I made the switch from 6.8.0 to 6.9.1, so I can give you a little "heads up".

Overview:
1) check out official branch.
2) delete everything.
3) extract occt official tarball
4) run script/commands to clean the repo. This is in the log of the official branch.
5) make commit and tag.

From here you have a choice of whether to use a git workflow or a patch workflow. denis started updating the patches for 6.9.0, but I don't think he finished. I never updated the patches for 6.9.1. So the 691patched_3 branch, that has the changes contained in the patches, is a little more current. I guess I will stop here as everything that follows will be dependent on your workflow. Does that answer your questions? You can view the schooling Denis gave us before the 6.9.1 update. https://gitter.im/tpaviot/oce



IMHO: I think the repo organization and workflow is poor. A better process will make updating to occt releases .... less hard. Here is what I suggest: The master branch should be an exact mirror of the occt master branch.

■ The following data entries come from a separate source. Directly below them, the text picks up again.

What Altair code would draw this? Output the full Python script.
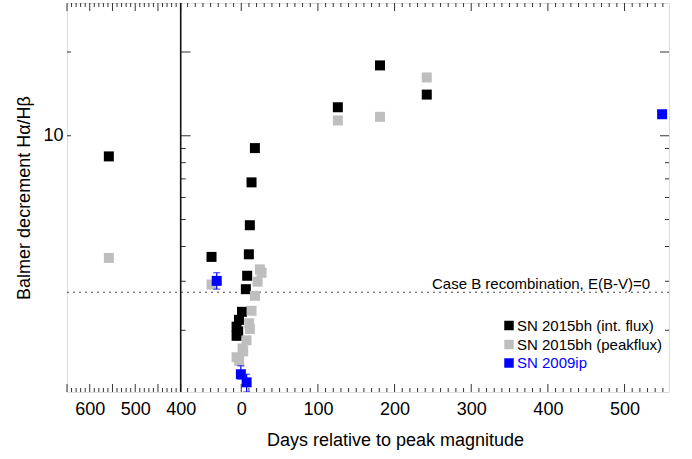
import altair as alt
import pandas as pd

FONT = "Liberation Sans"

# ---------------- data ----------------
int_days = [-558, -38.8, 1.0, -3.0, -6.1, -4.0, -6.1, 6.0, 7.7, 9.9, 11.2, 13.4, 17.8, 126, 181, 242]
int_vals = [8.43, 3.67, 2.33, 2.18, 2.06, 1.98, 1.91, 2.81, 3.14, 3.75, 4.77, 6.80, 9.03, 12.66, 17.9, 14.06]

peak_days = [-558, -38.8, 24.3, 26.5, 21.3, 17.8, 13.4, 10.3, 11.2, 6.9, 2.5, 1.7, -6.1, -2.7, 126, 181, 242]
peak_vals = [3.64, 2.92, 3.31, 3.22, 2.99, 2.66, 2.35, 2.12, 2.02, 1.84, 1.68, 1.72, 1.60, 1.55, 11.35, 11.7, 16.2]

ip_days = [-32, -0.5, 7, 549]
ip_vals = [3.01, 1.39, 1.30, 11.95]

ip_err_days = [-32, -0.5, 7]
ip_err_lo = [2.81, 1.335, 1.20]
ip_err_hi = [3.22, 1.49, 1.39]

series_names = ["SN 2015bh (int. flux)", "SN 2015bh (peakflux)", "SN 2009ip"]
series_colors = ["#000000", "#BEBEBE", "#0000FF"]
legend_text_colors = ["#000000", "#000000", "#0000FF"]

case_b = 2.74
case_b_label = "Case B recombination, E(B-V)=0"

x_label_values = [-600, -500, -400, 0, 100, 200, 300, 400, 500]
y_label_values = [10]

x_major_ticks = [-650, -600, -550, -500, -450, -400, 0, 100, 200, 300, 400, 500]
x_minor_ticks = [v for v in range(-640, -400, 10) if v % 50 != 0] + \
                [v for v in range(-70, 560, 10) if v % 100 != 0]
y_major_ticks = [10, 20]
y_minor_ticks = [2, 3, 4, 5, 6, 7, 8, 9]

# ---------------- tables ----------------
pts = pd.concat([
    pd.DataFrame({"day": int_days, "val": int_vals, "series": series_names[0]}),
    pd.DataFrame({"day": peak_days, "val": peak_vals, "series": series_names[1]}),
    pd.DataFrame({"day": ip_days, "val": ip_vals, "series": series_names[2]}),
], ignore_index=True)
err = pd.DataFrame({"day": ip_err_days, "lo": ip_err_lo, "hi": ip_err_hi})
xmaj = pd.DataFrame({"day": x_major_ticks})
xmin = pd.DataFrame({"day": x_minor_ticks})
ymaj = pd.DataFrame({"val": y_major_ticks})
ymin = pd.DataFrame({"val": y_minor_ticks})

W, H = 602, 389
BREAK = 113.7  # pixel position of the axis break

xscale = alt.Scale(domain=[-650, -400, -79, 558], range=[0, BREAK, BREAK, W], nice=False, zero=False)
yscale = alt.Scale(type="log", domain=[1.2, 30], nice=False)

xaxis = alt.Axis(values=x_label_values, labelExpr="format(abs(datum.value), 'd')",
                 ticks=False, tickSize=0, domain=False, grid=False,
                 labelFontSize=18, labelPadding=8, labelColor="#000",
                 title="Days relative to peak magnitude", titleFontSize=18, titleFontWeight="normal",
                 titleX=328, titleY=48, titleBaseline="middle", titleAlign="center", titleColor="#000")
yaxis = alt.Axis(values=y_label_values, format="d", ticks=False, tickSize=0, domain=False, grid=False,
                 labelFontSize=18, labelPadding=4, labelColor="#000",
                 title="Balmer decrement Hα/Hβ", titleFontSize=18, titleFontWeight="normal",
                 titleX=-43, titleY=194.5, titleBaseline="middle", titleAlign="center",
                 titleAngle=270, titleColor="#000")


def X(field="day"):
    return alt.X(f"{field}:Q", scale=xscale, axis=xaxis)


def Y(field="val"):
    return alt.Y(f"{field}:Q", scale=yscale, axis=yaxis)


TICK = "#333"
layers = []

# x ticks (top pointing down, bottom pointing up)
for df, ln in [(xmin, 4), (xmaj, 8)]:
    layers.append(alt.Chart(df).mark_rule(color=TICK, strokeWidth=1).encode(
        x=X(), y=alt.value(0), y2=alt.value(ln)))
    layers.append(alt.Chart(df).mark_rule(color=TICK, strokeWidth=1).encode(
        x=X(), y=alt.value(H), y2=alt.value(H - ln)))

# y ticks: left frame, break line (pointing right), right frame (pointing left)
for df, ln in [(ymin, 5), (ymaj, 10)]:
    layers.append(alt.Chart(df).mark_rule(color=TICK, strokeWidth=1).encode(
        y=Y(), x=alt.value(BREAK), x2=alt.value(BREAK + ln)))
    layers.append(alt.Chart(df).mark_rule(color=TICK, strokeWidth=1).encode(
        y=Y(), x=alt.value(W), x2=alt.value(W - (4 if ln == 5 else 9))))
layers.append(alt.Chart(ymaj).mark_rule(color=TICK, strokeWidth=1).encode(
    y=Y(), x=alt.value(0), x2=alt.value(4)))

# Case B line
layers.append(alt.Chart(pd.DataFrame({"val": [case_b]})).mark_rule(
    color="#444", strokeWidth=1, strokeDash=[2, 4]).encode(y=Y()))
layers.append(alt.Chart(pd.DataFrame({"val": [case_b], "t": [case_b_label]})).mark_text(
    font=FONT, fontSize=15, align="right", baseline="alphabetic", dy=-3, color="#000").encode(
    y=Y(), x=alt.value(583), text="t:N"))

# break line
layers.append(alt.Chart(pd.DataFrame({"val": [1.2]})).mark_rule(color="#111", strokeWidth=1.6).encode(
    x=alt.value(BREAK), y=alt.value(0), y2=alt.value(H)))

# data squares
for name, col in zip(series_names, series_colors):
    layers.append(alt.Chart(pts[pts.series == name]).mark_square(
        size=100, opacity=1, color=col, clip=True).encode(x=X(), y=Y()))

# error bars for SN 2009ip
layers.append(alt.Chart(err).mark_rule(color="#0000FF", strokeWidth=1.2, clip=True).encode(
    x=X(), y=alt.Y("lo:Q", scale=yscale, axis=yaxis), y2="hi:Q"))
for fld in ["lo", "hi"]:
    layers.append(alt.Chart(err).mark_tick(color="#0000FF", orient="horizontal", size=7,
                                           thickness=1.2, clip=True).encode(
        x=X(), y=alt.Y(f"{fld}:Q", scale=yscale, axis=yaxis)))

# legend (manual)
leg_y = [322.5, 341.5, 360]
for name, col, tcol, yy in zip(series_names, series_colors, legend_text_colors, leg_y):
    ldf = pd.DataFrame({"t": [name]})
    layers.append(alt.Chart(ldf).mark_square(size=90, color=col, opacity=1).encode(
        x=alt.value(442), y=alt.value(yy)))
    layers.append(alt.Chart(ldf).mark_text(font=FONT, fontSize=15, align="left", baseline="middle",
                                           color=tcol).encode(
        x=alt.value(450), y=alt.value(yy), text="t:N"))

chart = alt.layer(*layers).properties(
    width=W, height=H,
    autosize=alt.AutoSizeParams(type="none"),
    padding={"left": 67, "top": 3, "right": 23, "bottom": 67},
).configure_view(stroke="#333", strokeWidth=1.5).configure_axis(
    labelFont=FONT, titleFont=FONT
).configure(background="white")

chart.save("out.html", embed_options={"renderer": "svg", "actions": False})
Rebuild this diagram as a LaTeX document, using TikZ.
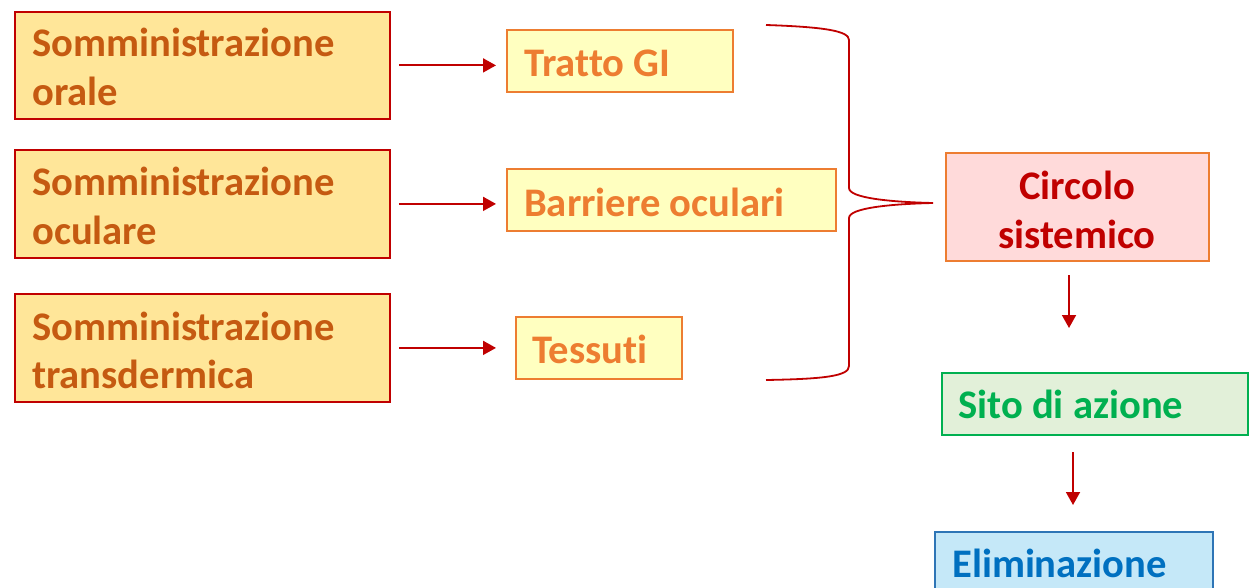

Each official occt release should be applied from a diff to the master branch. All oce work is done in branches off master. No merges into master. The first commits of an oce release branch can be the results of the script/commands. As oce changes come in, they get applied to the current release oce branch. Then when it comes time to do an occt official update we have a more natural rebase --onto situation. The fact that the oce repo is not a remote to the occt repo, makes a typical merge workflow poor. Extra effort needs to be made to keep the oce changes completely separated from the occt code.